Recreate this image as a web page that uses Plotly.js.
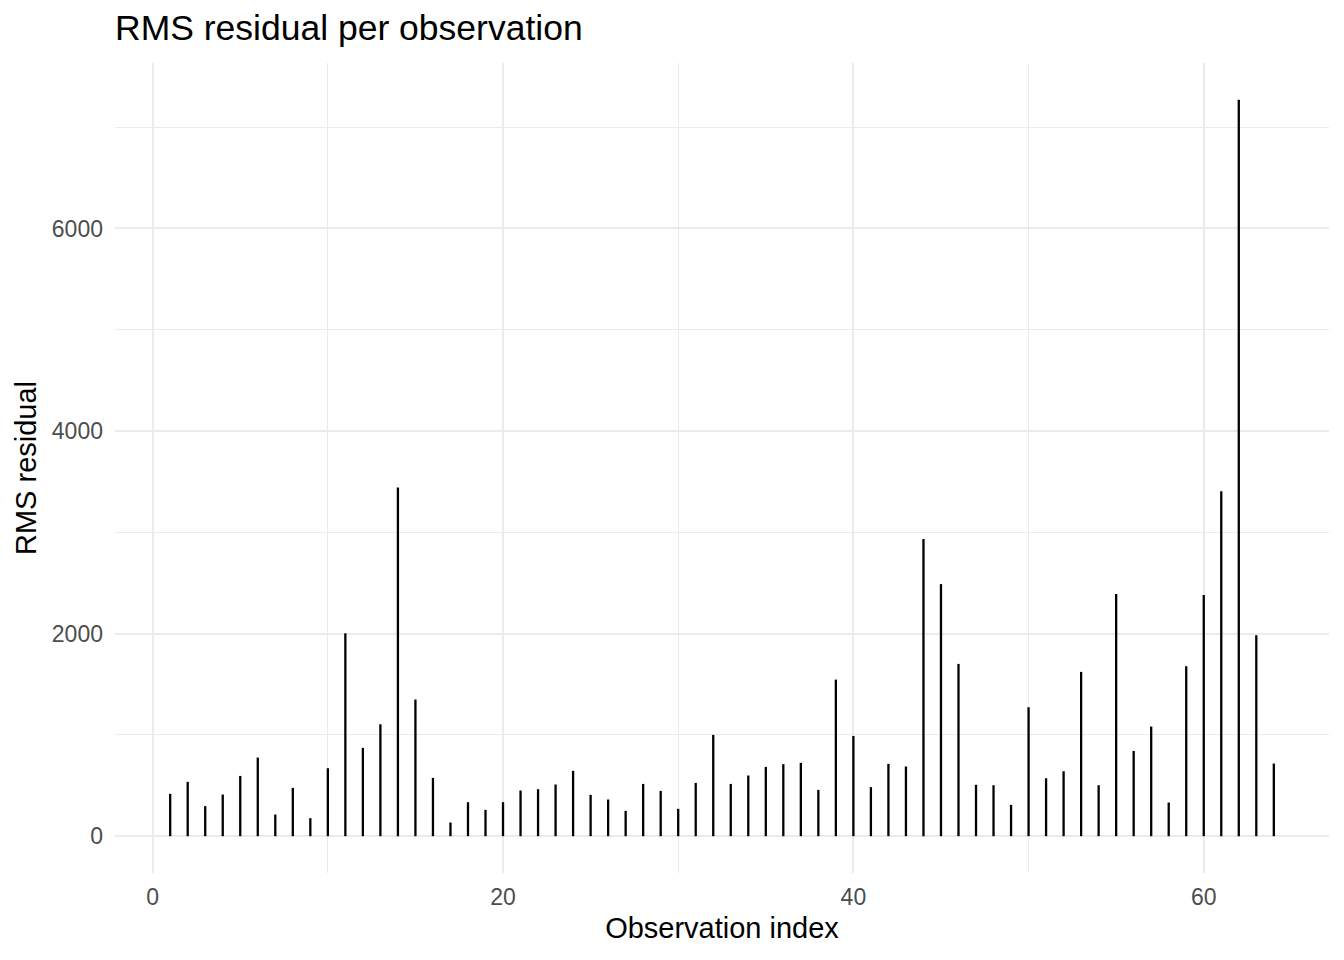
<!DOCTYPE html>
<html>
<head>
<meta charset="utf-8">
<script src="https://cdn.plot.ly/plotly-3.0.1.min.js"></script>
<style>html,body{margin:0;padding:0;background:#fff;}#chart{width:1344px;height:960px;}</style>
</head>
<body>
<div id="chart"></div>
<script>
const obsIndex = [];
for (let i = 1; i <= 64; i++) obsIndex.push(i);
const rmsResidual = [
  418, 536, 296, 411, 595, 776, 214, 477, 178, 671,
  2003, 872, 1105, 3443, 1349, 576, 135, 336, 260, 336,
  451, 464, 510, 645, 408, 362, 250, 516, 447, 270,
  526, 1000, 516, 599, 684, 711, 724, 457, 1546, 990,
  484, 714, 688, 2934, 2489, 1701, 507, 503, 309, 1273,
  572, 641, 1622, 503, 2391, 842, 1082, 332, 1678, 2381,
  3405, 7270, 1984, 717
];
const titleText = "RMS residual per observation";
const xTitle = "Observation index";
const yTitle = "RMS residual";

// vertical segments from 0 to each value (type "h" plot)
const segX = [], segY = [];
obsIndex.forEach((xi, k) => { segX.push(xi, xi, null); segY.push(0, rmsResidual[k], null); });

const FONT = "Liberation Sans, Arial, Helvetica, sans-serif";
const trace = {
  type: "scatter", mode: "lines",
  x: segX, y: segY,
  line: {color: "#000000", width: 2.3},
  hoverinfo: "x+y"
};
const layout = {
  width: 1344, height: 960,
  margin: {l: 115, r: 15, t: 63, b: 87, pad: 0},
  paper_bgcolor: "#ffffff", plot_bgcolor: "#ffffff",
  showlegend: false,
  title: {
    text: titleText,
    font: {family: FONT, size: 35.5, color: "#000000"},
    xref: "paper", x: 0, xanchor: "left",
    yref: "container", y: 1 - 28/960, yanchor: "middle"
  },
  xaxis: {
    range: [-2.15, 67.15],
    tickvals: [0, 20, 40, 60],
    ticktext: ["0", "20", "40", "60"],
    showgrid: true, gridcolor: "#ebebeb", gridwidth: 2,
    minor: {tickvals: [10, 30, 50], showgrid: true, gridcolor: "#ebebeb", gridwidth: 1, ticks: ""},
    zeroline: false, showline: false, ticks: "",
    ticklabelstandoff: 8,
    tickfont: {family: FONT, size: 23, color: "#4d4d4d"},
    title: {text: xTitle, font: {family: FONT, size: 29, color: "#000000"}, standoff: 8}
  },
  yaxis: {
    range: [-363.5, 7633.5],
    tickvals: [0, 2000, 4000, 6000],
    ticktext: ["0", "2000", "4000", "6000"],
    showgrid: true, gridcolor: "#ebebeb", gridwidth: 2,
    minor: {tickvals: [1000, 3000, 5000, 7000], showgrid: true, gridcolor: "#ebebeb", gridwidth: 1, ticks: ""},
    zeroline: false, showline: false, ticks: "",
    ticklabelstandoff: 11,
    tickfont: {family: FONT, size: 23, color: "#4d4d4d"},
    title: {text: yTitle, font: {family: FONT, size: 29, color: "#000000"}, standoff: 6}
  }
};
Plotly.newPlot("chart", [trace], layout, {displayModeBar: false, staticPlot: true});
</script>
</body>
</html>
__________
» Exercise task: Reproduce all of the material exactly, apart from the pictures.

» The answer:
Recreate this image as a web page that uses Plotly.js.
<!DOCTYPE html>
<html>
<head>
<meta charset="utf-8">
<script src="https://cdn.plot.ly/plotly-3.0.1.min.js"></script>
<style>html,body{margin:0;padding:0;background:#fff;}#chart{width:1344px;height:960px;}</style>
</head>
<body>
<div id="chart"></div>
<script>
const obsIndex = [];
for (let i = 1; i <= 64; i++) obsIndex.push(i);
const rmsResidual = [
  418, 536, 296, 411, 595, 776, 214, 477, 178, 671,
  2003, 872, 1105, 3443, 1349, 576, 135, 336, 260, 336,
  451, 464, 510, 645, 408, 362, 250, 516, 447, 270,
  526, 1000, 516, 599, 684, 711, 724, 457, 1546, 990,
  484, 714, 688, 2934, 2489, 1701, 507, 503, 309, 1273,
  572, 641, 1622, 503, 2391, 842, 1082, 332, 1678, 2381,
  3405, 7270, 1984, 717
];
const titleText = "RMS residual per observation";
const xTitle = "Observation index";
const yTitle = "RMS residual";

// vertical segments from 0 to each value (type "h" plot)
const segX = [], segY = [];
obsIndex.forEach((xi, k) => { segX.push(xi, xi, null); segY.push(0, rmsResidual[k], null); });

const FONT = "Liberation Sans, Arial, Helvetica, sans-serif";
const trace = {
  type: "scatter", mode: "lines",
  x: segX, y: segY,
  line: {color: "#000000", width: 2.3},
  hoverinfo: "x+y"
};
const layout = {
  width: 1344, height: 960,
  margin: {l: 115, r: 15, t: 63, b: 87, pad: 0},
  paper_bgcolor: "#ffffff", plot_bgcolor: "#ffffff",
  showlegend: false,
  title: {
    text: titleText,
    font: {family: FONT, size: 35.5, color: "#000000"},
    xref: "paper", x: 0, xanchor: "left",
    yref: "container", y: 1 - 28/960, yanchor: "middle"
  },
  xaxis: {
    range: [-2.15, 67.15],
    tickvals: [0, 20, 40, 60],
    ticktext: ["0", "20", "40", "60"],
    showgrid: true, gridcolor: "#ebebeb", gridwidth: 2,
    minor: {tickvals: [10, 30, 50], showgrid: true, gridcolor: "#ebebeb", gridwidth: 1, ticks: ""},
    zeroline: false, showline: false, ticks: "",
    ticklabelstandoff: 8,
    tickfont: {family: FONT, size: 23, color: "#4d4d4d"},
    title: {text: xTitle, font: {family: FONT, size: 29, color: "#000000"}, standoff: 8}
  },
  yaxis: {
    range: [-363.5, 7633.5],
    tickvals: [0, 2000, 4000, 6000],
    ticktext: ["0", "2000", "4000", "6000"],
    showgrid: true, gridcolor: "#ebebeb", gridwidth: 2,
    minor: {tickvals: [1000, 3000, 5000, 7000], showgrid: true, gridcolor: "#ebebeb", gridwidth: 1, ticks: ""},
    zeroline: false, showline: false, ticks: "",
    ticklabelstandoff: 11,
    tickfont: {family: FONT, size: 23, color: "#4d4d4d"},
    title: {text: yTitle, font: {family: FONT, size: 29, color: "#000000"}, standoff: 6}
  }
};
Plotly.newPlot("chart", [trace], layout, {displayModeBar: false, staticPlot: true});
</script>
</body>
</html>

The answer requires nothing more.